Grave underdevelopment in the public morality and political theology of contemporary Mormonism holds no water apparently? After extensive research, I still cannot find anything on lds.org about torture. Saints are called upon to proclaim peace frequently in articles about war (a topic closely related to torture), but there is no codified theological teaching when it comes to torture. In another sad incident, I recently read an article that touched on the issue of a young Mormon woman in Iraq who committed suicide because she did not agree with the torture techniques being used. She was told by her superior officers that this war on terror was "different" and that these techniques were necessary. Necessary? Would you lose your humanity to "gain" a sliver of protection? 

There is a moral conflict here. It cannot be ignored. What did happen to love your neighbor? Would you want anyone to torture you or your family? What were Christ's teachings about enemies?
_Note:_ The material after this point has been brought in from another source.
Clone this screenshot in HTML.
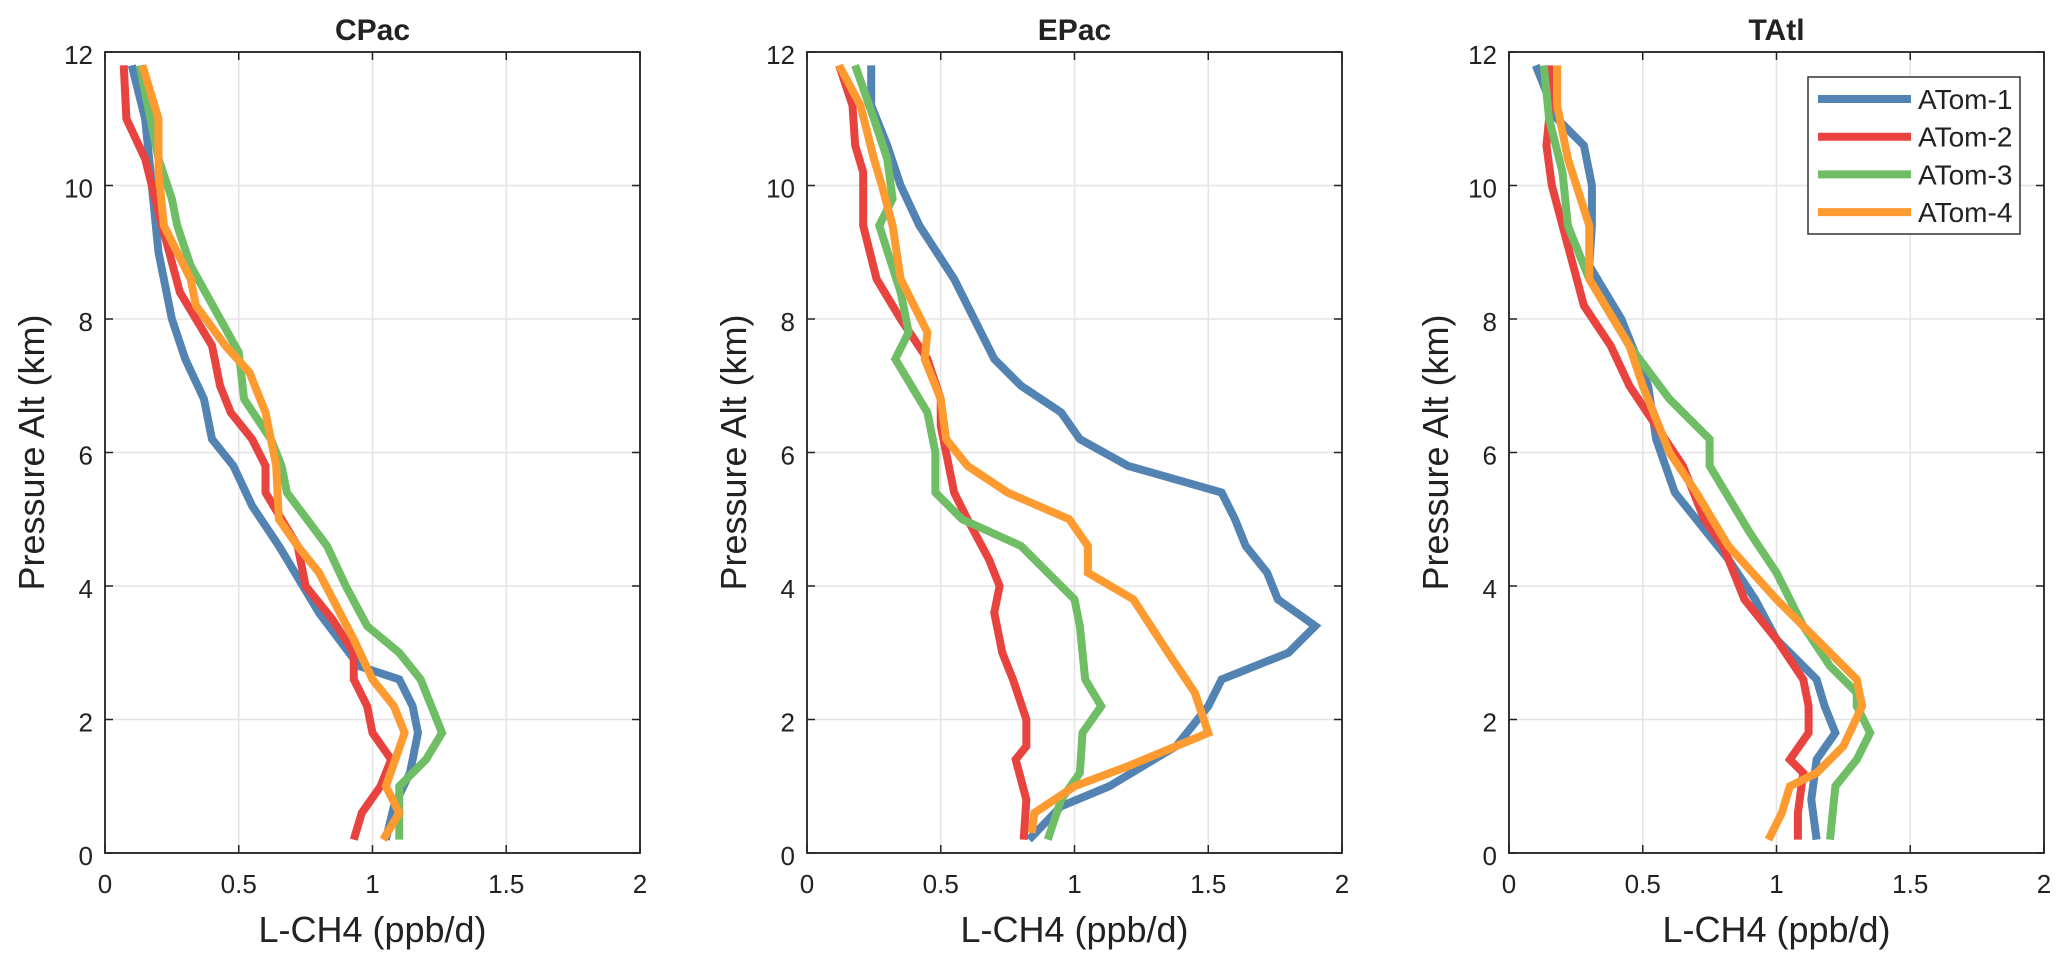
<!DOCTYPE html>
<html><head><meta charset="utf-8"><style>
html,body{margin:0;padding:0;background:#fff;}
svg text{font-family:"Liberation Sans",sans-serif;fill:#222;}
</style></head><body>
<svg id="chart" width="2067" height="968" viewBox="0 0 2067 968" xmlns="http://www.w3.org/2000/svg"></svg>
<script>
const panelTitles = ["CPac", "EPac", "TAtl"];
const seriesNames = ["ATom-1", "ATom-2", "ATom-3", "ATom-4"];
const xTicks = [0, 0.5, 1, 1.5, 2];
const yTicks = [0, 2, 4, 6, 8, 10, 12];
// each series: pairs [L-CH4 value, altitude km]
const cpacAtom1 = [[0.1,11.8],[0.15,11],[0.17,10.2],[0.2,9],[0.25,8],[0.3,7.4],[0.37,6.8],[0.4,6.2],[0.48,5.8],[0.55,5.2],[0.65,4.6],[0.8,3.6],[0.95,2.8],[1.1,2.6],[1.15,2.2],[1.17,1.8],[1.14,1.2],[1.08,0.7],[1.05,0.2]];
const cpacAtom2 = [[0.07,11.8],[0.08,11],[0.15,10.4],[0.2,9.6],[0.28,8.4],[0.4,7.6],[0.43,7.0],[0.47,6.6],[0.55,6.2],[0.6,5.8],[0.6,5.4],[0.72,4.6],[0.75,4.0],[0.85,3.5],[0.93,3],[0.93,2.6],[0.98,2.2],[1.0,1.8],[1.07,1.4],[1.03,1.0],[0.96,0.6],[0.93,0.2]];
const cpacAtom3 = [[0.13,11.8],[0.2,10.4],[0.25,9.8],[0.27,9.4],[0.32,8.8],[0.5,7.5],[0.52,6.8],[0.62,6.2],[0.66,5.8],[0.68,5.4],[0.83,4.6],[0.9,4.0],[0.98,3.4],[1.1,3.0],[1.18,2.6],[1.26,1.8],[1.2,1.4],[1.1,1.0],[1.1,0.2]];
const cpacAtom4 = [[0.14,11.8],[0.2,11],[0.2,10.2],[0.22,9.4],[0.32,8.6],[0.34,8.2],[0.45,7.6],[0.54,7.2],[0.6,6.6],[0.64,5.8],[0.65,5.0],[0.72,4.6],[0.8,4.2],[0.93,3.2],[1.0,2.6],[1.08,2.2],[1.12,1.8],[1.05,1.0],[1.1,0.6],[1.04,0.2]];
const epacAtom1 = [[0.24,11.8],[0.24,11.2],[0.3,10.6],[0.35,10],[0.42,9.4],[0.55,8.6],[0.7,7.4],[0.8,7.0],[0.95,6.6],[1.02,6.2],[1.2,5.8],[1.55,5.4],[1.6,5.0],[1.64,4.6],[1.72,4.2],[1.76,3.8],[1.9,3.4],[1.8,3.0],[1.55,2.6],[1.5,2.2],[1.38,1.6],[1.13,1.0],[0.95,0.7],[0.83,0.2]];
const epacAtom2 = [[0.12,11.8],[0.17,11.2],[0.18,10.6],[0.21,10.2],[0.21,9.4],[0.26,8.6],[0.35,8],[0.45,7.4],[0.5,6.8],[0.5,6.4],[0.52,6.0],[0.55,5.4],[0.6,5.0],[0.68,4.4],[0.72,4.0],[0.7,3.6],[0.73,3.0],[0.77,2.6],[0.82,2.0],[0.82,1.6],[0.78,1.4],[0.82,0.8],[0.81,0.2]];
const epacAtom3 = [[0.18,11.8],[0.25,11],[0.3,10.4],[0.32,9.8],[0.27,9.4],[0.35,8.4],[0.38,7.8],[0.33,7.4],[0.45,6.6],[0.48,6],[0.48,5.4],[0.58,5],[0.8,4.6],[0.9,4.2],[1.0,3.8],[1.02,3.4],[1.04,2.6],[1.1,2.2],[1.03,1.8],[1.02,1.2],[0.95,0.8],[0.9,0.2]];
const epacAtom4 = [[0.12,11.8],[0.2,11.2],[0.25,10.4],[0.28,10],[0.32,9.4],[0.35,8.6],[0.45,7.8],[0.44,7.4],[0.5,6.8],[0.52,6.2],[0.6,5.8],[0.75,5.4],[0.98,5.0],[1.05,4.6],[1.05,4.2],[1.22,3.8],[1.35,3.0],[1.45,2.4],[1.5,1.8],[1.2,1.3],[1.0,1.0],[0.85,0.6],[0.84,0.3]];
const tatlAtom1 = [[0.1,11.8],[0.18,11],[0.28,10.6],[0.31,10],[0.31,9.4],[0.3,8.8],[0.42,8],[0.52,7],[0.55,6.2],[0.62,5.4],[0.7,5.0],[0.82,4.4],[0.92,3.8],[1.0,3.2],[1.05,3],[1.15,2.6],[1.18,2.2],[1.22,1.8],[1.15,1.4],[1.13,0.8],[1.15,0.2]];
const tatlAtom2 = [[0.15,11.8],[0.15,11],[0.14,10.6],[0.16,10],[0.2,9.4],[0.28,8.2],[0.38,7.6],[0.45,7.0],[0.55,6.4],[0.65,5.8],[0.73,5.0],[0.8,4.6],[0.88,3.8],[1.0,3.2],[1.1,2.6],[1.12,2.2],[1.12,1.8],[1.05,1.4],[1.1,1.2],[1.08,0.6],[1.08,0.2]];
const tatlAtom3 = [[0.13,11.8],[0.15,11],[0.2,10.2],[0.22,9.4],[0.3,8.6],[0.45,7.6],[0.6,6.8],[0.75,6.2],[0.75,5.8],[0.9,4.8],[1.0,4.2],[1.1,3.4],[1.2,2.8],[1.3,2.4],[1.3,2.2],[1.35,1.8],[1.3,1.4],[1.22,1.0],[1.2,0.2]];
const tatlAtom4 = [[0.18,11.8],[0.18,11.2],[0.22,10.4],[0.3,9.4],[0.3,8.6],[0.45,7.6],[0.5,7.0],[0.6,6.0],[0.7,5.4],[0.82,4.6],[1.0,3.8],[1.2,3.0],[1.3,2.6],[1.32,2.2],[1.25,1.6],[1.15,1.2],[1.05,1.0],[1.02,0.6],[0.97,0.2]];

const panelData = [[cpacAtom1,cpacAtom2,cpacAtom3,cpacAtom4],[epacAtom1,epacAtom2,epacAtom3,epacAtom4],[tatlAtom1,tatlAtom2,tatlAtom3,tatlAtom4]];
const colors = ["#5383b2","#e8433f","#6fbe66","#fd9a30"];
const lefts = [105, 807, 1509];
const W = 535, TOP = 52, BOT = 853;
const svg = document.getElementById('chart');
const NS = "http://www.w3.org/2000/svg";
function mk(tag, attrs, parent){const e=document.createElementNS(NS,tag);for(const k in attrs)e.setAttribute(k,attrs[k]);(parent||svg).appendChild(e);return e;}

panelData.forEach((series, p) => {
  const L = lefts[p];
  const xs = v => L + v / 2 * W;
  const ys = v => BOT - v / 12 * (BOT - TOP);
  const g = mk('g', {});
  
  
  xTicks.forEach(t => {
    const l = mk('line',{x1:xs(t),x2:xs(t),y1:TOP,y2:BOT,stroke:'#e4e4e4','stroke-width':1.5},g);
    
    
    mk('line',{x1:xs(t),x2:xs(t),y1:BOT,y2:BOT-8,stroke:'#222','stroke-width':1.5},g);
    mk('line',{x1:xs(t),x2:xs(t),y1:TOP,y2:TOP+8,stroke:'#222','stroke-width':1.5},g);
    const tx = mk('text',{x:xs(t),y:893,'text-anchor':'middle','font-size':26},g);
    tx.textContent = t;
    
    
  });
  yTicks.forEach(t => {
    const l = mk('line',{x1:L,x2:L+W,y1:ys(t),y2:ys(t),stroke:'#e4e4e4','stroke-width':1.5},g);
    
    
    mk('line',{x1:L,x2:L+8,y1:ys(t),y2:ys(t),stroke:'#222','stroke-width':1.5},g);
    mk('line',{x1:L+W,x2:L+W-8,y1:ys(t),y2:ys(t),stroke:'#222','stroke-width':1.5},g);
    const tx = mk('text',{x:L-12,y:ys(t)+12,'text-anchor':'end','font-size':26},g);
    tx.textContent = t;
    
    
  });
  series.forEach((pts, s) => {
    const pl = mk('polyline',{points:pts.map(d=>xs(d[0])+','+ys(d[1])).join(' '),fill:'none',stroke:colors[s],'stroke-width':8,'stroke-linejoin':'miter'},g);
    
    
  });
  const box = mk('rect',{x:L,y:TOP,width:W,height:BOT-TOP,fill:'none',stroke:'#222','stroke-width':1.8},g);
  
  
  const ti = mk('text',{x:L+W/2,y:40,'text-anchor':'middle','font-size':30,'font-weight':'bold'},g);
  ti.textContent = panelTitles[p];
  
  
  const xl = mk('text',{x:L+W/2,y:942,'text-anchor':'middle','font-size':36},g);
  xl.textContent = 'L-CH4 (ppb/d)';
  
  
  const yl = mk('text',{x:0,y:0,'text-anchor':'middle','font-size':36,transform:'translate('+(L-61)+','+((TOP+BOT)/2)+') rotate(-90)'},g);
  yl.textContent = 'Pressure Alt (km)';
  
  
});

const lg = mk('g',{});


mk('rect',{x:1808,y:77,width:212,height:157,fill:'#fff',stroke:'#333','stroke-width':1.5},lg);
seriesNames.forEach((n,i)=>{
  const y = 99 + i*37.7;
  const ln = mk('line',{x1:1818,x2:1911,y1:y,y2:y,stroke:colors[i],'stroke-width':8},lg);
  
  
  const t = mk('text',{x:1918,y:y+10,'font-size':28},lg);
  t.textContent = n;
  
  
});
</script>
</body></html>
Surely we must defend ourselves when necessary, but to stoop to the level of the "enemy" makes us no better than they are. Let's remember what Christ said about loving your enemy. 






2 comments:

Carl Watkins said...

Torture means a lot of things to a lot of different people. But what is torture truly? My mom used to tell me it was torture when I turned my stereo up to loud in my bedroom playing my rock music. One thing is for sure, waterboarding comes nowhere close to the torture our POWs experienced at the hands of our enemies - bamboo shoots under fingernails and electricity through genetiles. And one thing we should really consider: How many lives were saved by the information we received from waterboarding? I think what some people say is torture is way over the top.

Seagulljaap said...

Carl

To stoop to the level of the enemy and justify it as being a way to save lives or as our torture being more "humane" than the enemies shows a grave misunderstanding of the teachings of Jesus Christ.